Sports

Kobe Bryant to Get Company in Exclusive Milestone as Two LA Stars Turn Final Chapters

Kobe Bryant to Get Company in Exclusive Milestone as Two LA Stars Turn Final Chapters

Los Angeles will forever echo with Kobe Bryant’s legacy. Just a short drive from the Lakers’ arena, a striking statue of Kobe and his daughter Gianna stands, capturing the bond and brilliance that defined them. From his Philadelphia roots to two decades in the City of Angels, Kobe claimed five NBA titles and wove himself into the very fabric of LA. And today, in the shadow of that legacy, two more names are set to join the ranks of unwavering LA loyalty.
This season marks the end of an era in Los Angeles sports.

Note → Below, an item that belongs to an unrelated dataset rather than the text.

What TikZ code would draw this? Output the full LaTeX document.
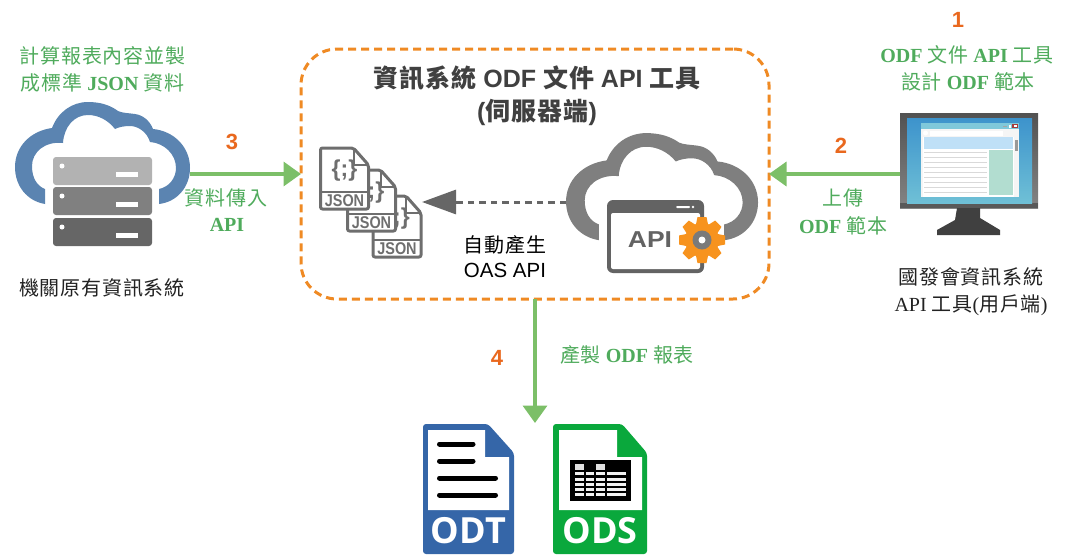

Clayton Kershaw, a three-time Cy Young winner, is retiring after 18 years with the Dodgers. At the same time, Kings captain Anze Kopitar is hanging up his skates after 20 seasons in the NHL. The timing is a coincidence, but both retirements feel like the closing of a chapter for two of LA’s most iconic athletes.
ESPN Los Angeles posted on X, “Loyalty is written in the stars in LA ✨ Clayton Kershaw and Anže Kopitar will join Kobe Bryant in an era of LEGENDS who spent their whole career in the City of Angels.” Kobe spent 20 seasons with the Lakers, debuting on Nov. 3, 1996.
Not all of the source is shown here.